12. October 10: The misogyny speech
While arguing against a motion to force Slipper from the Speakership, Gillard launches a full-blown attack on Abbott, accusing him of misogyny. ''I say to the Leader of the Opposition I will not be lectured about sexism and misogyny by this man. I will not. Because if he wants to know what misogyny looks like in modern Australia, he doesn't need a motion in the House of Representatives, he needs a mirror.'' The speech goes viral on the internet and the Canberra press gallery is accused of failing to recognise the importance of the moment.

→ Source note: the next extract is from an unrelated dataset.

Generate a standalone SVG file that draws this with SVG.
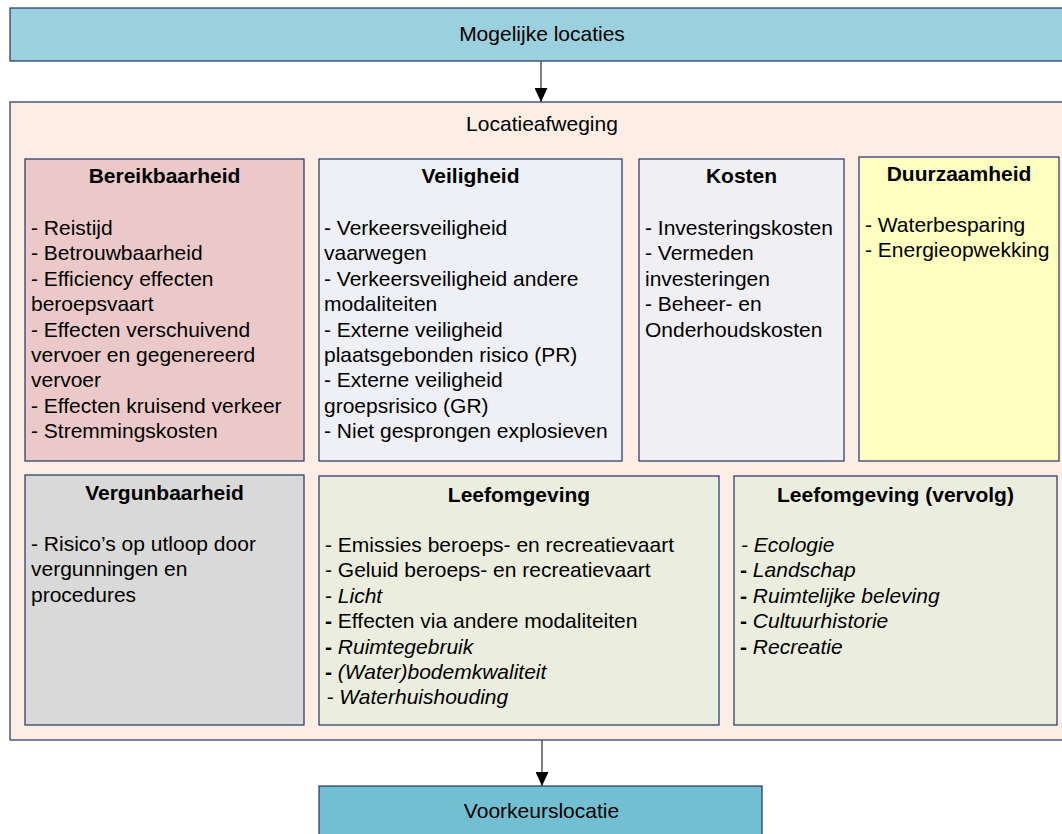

Ms Gillard's poll figures start picking up.
13. November 29: The (ancient) AWU Slush Fund Affair
After months of claims about Gillard's role in helping establish an association when she was a young lawyer 20 years ago - which her then boyfriend Bruce Wilson is alleged to have used to steal hundreds of thousands of dollars (though he blames another old union colleague, Ralph Blewitt) - the opposition launches a parliamentary attack on Gillard, who stonewalls, declaring it has all been explained and she did nothing wrong. On the last day of the parliamentary year, Abbott and Pyne accuse her of ''criminal'' behaviour. She moves to suspend parliamentary orders to give Abbott 15 minutes to substantiate the claim. He tones it down, and she spends 15 minutes accusing him of failing to produce any evidence. Parliament closes down for the summer, an election awaiting in 2013.